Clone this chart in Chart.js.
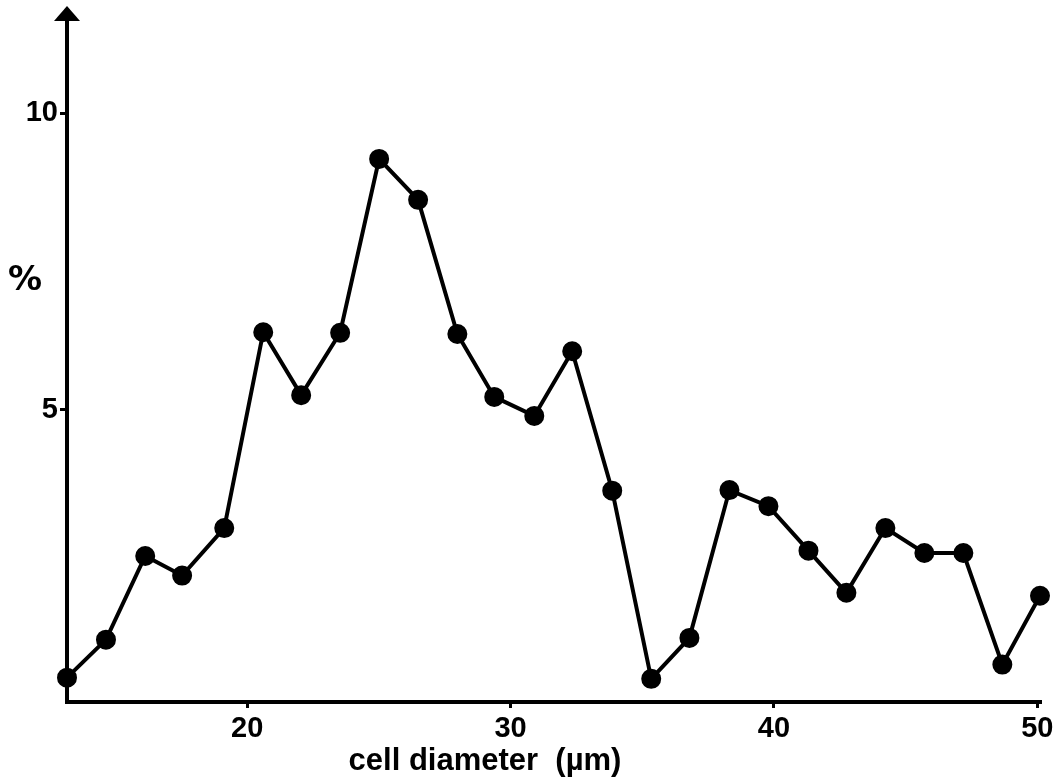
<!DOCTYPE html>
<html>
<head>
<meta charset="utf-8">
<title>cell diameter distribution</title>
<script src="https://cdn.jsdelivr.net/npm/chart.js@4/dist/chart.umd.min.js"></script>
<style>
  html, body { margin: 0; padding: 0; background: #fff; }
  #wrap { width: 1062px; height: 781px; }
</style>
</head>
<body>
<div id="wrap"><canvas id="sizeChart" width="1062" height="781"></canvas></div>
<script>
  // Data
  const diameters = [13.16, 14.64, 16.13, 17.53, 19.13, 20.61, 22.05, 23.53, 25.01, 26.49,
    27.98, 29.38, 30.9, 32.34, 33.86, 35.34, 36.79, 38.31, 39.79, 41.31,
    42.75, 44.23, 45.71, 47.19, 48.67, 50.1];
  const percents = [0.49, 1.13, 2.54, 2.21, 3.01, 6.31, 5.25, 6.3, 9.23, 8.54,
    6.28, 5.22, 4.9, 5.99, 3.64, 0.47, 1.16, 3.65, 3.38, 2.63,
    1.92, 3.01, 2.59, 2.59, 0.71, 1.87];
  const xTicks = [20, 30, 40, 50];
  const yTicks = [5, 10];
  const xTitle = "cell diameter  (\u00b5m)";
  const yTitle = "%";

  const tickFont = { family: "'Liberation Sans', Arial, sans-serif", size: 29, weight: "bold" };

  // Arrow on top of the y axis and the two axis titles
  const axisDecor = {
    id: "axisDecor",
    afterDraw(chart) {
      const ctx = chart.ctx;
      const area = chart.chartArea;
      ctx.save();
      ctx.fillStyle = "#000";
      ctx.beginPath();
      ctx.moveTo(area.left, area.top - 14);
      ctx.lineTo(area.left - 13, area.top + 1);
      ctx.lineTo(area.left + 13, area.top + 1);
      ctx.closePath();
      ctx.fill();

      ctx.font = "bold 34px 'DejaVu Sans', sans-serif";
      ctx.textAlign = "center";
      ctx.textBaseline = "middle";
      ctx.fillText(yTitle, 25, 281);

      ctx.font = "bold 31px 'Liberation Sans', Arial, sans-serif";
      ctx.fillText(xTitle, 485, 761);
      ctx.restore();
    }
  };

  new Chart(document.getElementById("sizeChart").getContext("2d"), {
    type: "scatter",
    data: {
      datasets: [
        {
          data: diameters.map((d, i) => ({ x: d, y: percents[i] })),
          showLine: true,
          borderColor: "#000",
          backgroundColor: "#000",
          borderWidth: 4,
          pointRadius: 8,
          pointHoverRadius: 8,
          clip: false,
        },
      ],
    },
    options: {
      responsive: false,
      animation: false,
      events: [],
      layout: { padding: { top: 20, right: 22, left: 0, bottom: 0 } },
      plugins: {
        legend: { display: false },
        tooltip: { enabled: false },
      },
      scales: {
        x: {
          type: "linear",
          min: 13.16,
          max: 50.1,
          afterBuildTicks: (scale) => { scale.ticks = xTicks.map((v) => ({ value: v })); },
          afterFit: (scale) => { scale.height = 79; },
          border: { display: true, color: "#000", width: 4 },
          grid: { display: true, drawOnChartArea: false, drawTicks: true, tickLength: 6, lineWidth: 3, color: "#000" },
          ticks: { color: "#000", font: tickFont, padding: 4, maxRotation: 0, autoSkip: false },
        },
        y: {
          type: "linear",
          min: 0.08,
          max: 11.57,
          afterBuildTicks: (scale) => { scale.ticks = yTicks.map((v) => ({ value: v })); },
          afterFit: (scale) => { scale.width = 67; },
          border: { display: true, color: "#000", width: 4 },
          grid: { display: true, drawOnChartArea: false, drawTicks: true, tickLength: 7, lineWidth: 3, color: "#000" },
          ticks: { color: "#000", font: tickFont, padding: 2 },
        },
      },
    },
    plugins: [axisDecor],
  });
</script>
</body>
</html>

★ ★ ★ ★ ★

### TASK GOAL
From the material above, copy everything exactly but the pictures.

### REPLY TO THE TASK
Clone this chart in Chart.js.
<!DOCTYPE html>
<html>
<head>
<meta charset="utf-8">
<title>cell diameter distribution</title>
<script src="https://cdn.jsdelivr.net/npm/chart.js@4/dist/chart.umd.min.js"></script>
<style>
  html, body { margin: 0; padding: 0; background: #fff; }
  #wrap { width: 1062px; height: 781px; }
</style>
</head>
<body>
<div id="wrap"><canvas id="sizeChart" width="1062" height="781"></canvas></div>
<script>
  // Data
  const diameters = [13.16, 14.64, 16.13, 17.53, 19.13, 20.61, 22.05, 23.53, 25.01, 26.49,
    27.98, 29.38, 30.9, 32.34, 33.86, 35.34, 36.79, 38.31, 39.79, 41.31,
    42.75, 44.23, 45.71, 47.19, 48.67, 50.1];
  const percents = [0.49, 1.13, 2.54, 2.21, 3.01, 6.31, 5.25, 6.3, 9.23, 8.54,
    6.28, 5.22, 4.9, 5.99, 3.64, 0.47, 1.16, 3.65, 3.38, 2.63,
    1.92, 3.01, 2.59, 2.59, 0.71, 1.87];
  const xTicks = [20, 30, 40, 50];
  const yTicks = [5, 10];
  const xTitle = "cell diameter  (\u00b5m)";
  const yTitle = "%";

  const tickFont = { family: "'Liberation Sans', Arial, sans-serif", size: 29, weight: "bold" };

  // Arrow on top of the y axis and the two axis titles
  const axisDecor = {
    id: "axisDecor",
    afterDraw(chart) {
      const ctx = chart.ctx;
      const area = chart.chartArea;
      ctx.save();
      ctx.fillStyle = "#000";
      ctx.beginPath();
      ctx.moveTo(area.left, area.top - 14);
      ctx.lineTo(area.left - 13, area.top + 1);
      ctx.lineTo(area.left + 13, area.top + 1);
      ctx.closePath();
      ctx.fill();

      ctx.font = "bold 34px 'DejaVu Sans', sans-serif";
      ctx.textAlign = "center";
      ctx.textBaseline = "middle";
      ctx.fillText(yTitle, 25, 281);

      ctx.font = "bold 31px 'Liberation Sans', Arial, sans-serif";
      ctx.fillText(xTitle, 485, 761);
      ctx.restore();
    }
  };

  new Chart(document.getElementById("sizeChart").getContext("2d"), {
    type: "scatter",
    data: {
      datasets: [
        {
          data: diameters.map((d, i) => ({ x: d, y: percents[i] })),
          showLine: true,
          borderColor: "#000",
          backgroundColor: "#000",
          borderWidth: 4,
          pointRadius: 8,
          pointHoverRadius: 8,
          clip: false,
        },
      ],
    },
    options: {
      responsive: false,
      animation: false,
      events: [],
      layout: { padding: { top: 20, right: 22, left: 0, bottom: 0 } },
      plugins: {
        legend: { display: false },
        tooltip: { enabled: false },
      },
      scales: {
        x: {
          type: "linear",
          min: 13.16,
          max: 50.1,
          afterBuildTicks: (scale) => { scale.ticks = xTicks.map((v) => ({ value: v })); },
          afterFit: (scale) => { scale.height = 79; },
          border: { display: true, color: "#000", width: 4 },
          grid: { display: true, drawOnChartArea: false, drawTicks: true, tickLength: 6, lineWidth: 3, color: "#000" },
          ticks: { color: "#000", font: tickFont, padding: 4, maxRotation: 0, autoSkip: false },
        },
        y: {
          type: "linear",
          min: 0.08,
          max: 11.57,
          afterBuildTicks: (scale) => { scale.ticks = yTicks.map((v) => ({ value: v })); },
          afterFit: (scale) => { scale.width = 67; },
          border: { display: true, color: "#000", width: 4 },
          grid: { display: true, drawOnChartArea: false, drawTicks: true, tickLength: 7, lineWidth: 3, color: "#000" },
          ticks: { color: "#000", font: tickFont, padding: 2 },
        },
      },
    },
    plugins: [axisDecor],
  });
</script>
</body>
</html>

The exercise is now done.